About Me

My photo
Retired publishing executive ecstatic with the idea of spending most of his time on the coast of Maine

Wednesday, July 27, 2011

Murder on the rue Bay View

The deer flies have been dreadful this year, even on cool, wet days such as yesterday. They were especially deadful (the mis-spelling is deliberate, for I have become adept at killing them) in the hot and still and humid days of last week. I'm aided in the murders by the dog, on our walks.

With her abundance of black, fragrant hair, Mia attracts the flies like, well, like flies to a honey. They are drawn to her as if she were a tiny black deer (dear?), which has the advantage that they leave the somewhat less hairy, somewhat more vindictive, character in this story for the most part alone. They circle her in squadrons, and seem especially bad where the trees overhang the rues we walk. To her credit, she mostly ignores them, or pretends to, except when they fly around her nose, whereupon she snaps her jaws and sometimes catches one.

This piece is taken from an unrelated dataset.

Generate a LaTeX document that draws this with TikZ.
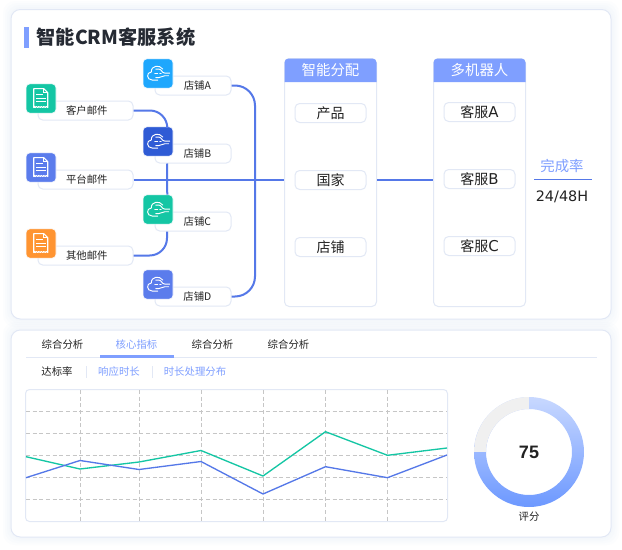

This is not the murder part of the story. A fly buzzing in one's mouth is sufficiently disconcerting that she opens and releases.

I'm not so nonchalant. The flies' sole mission in life is to burrow under the hair and reach the skin and the blood. This is gross on several levels, not the least of which happens when a fly sneaks by all vigilance and crawls out when we're back home and flies to a window (why? trying to regain the wilderness?) and I smash it there, forgetting about the blood it's collected. So: in the first place, I hate to see my baby's blood needlessly spilled; in the second, prevention of same has become a sport to relieve the discontent of the day. I now look constantly down as we walk, waiting for a fly to alight and start to burrow. Timing and practice: move too quickly and the beast flies away. Move too slowly and the beast is gummed up in hair. My success rate for pinching out lives exceeds 50%. Next step in the game will be to try to pull off their right wings.

Can you imagine being so constructed that you'd brave anything - terrible fingers descending from above, Fox News fusillades - to achieve your purpose? You know you're going to die, or at least be terribly embarrassed, but you don't care, the blood, the prize, is so close. In this pestilential summer, is the danger worth it, ye plagues upon the body politic?

Post-post: a reader has commented offline that the description above hints at a comparison between deer flies and certain politicians. Since politicians are reptiles, any error in comparing them to biting bugs is mine.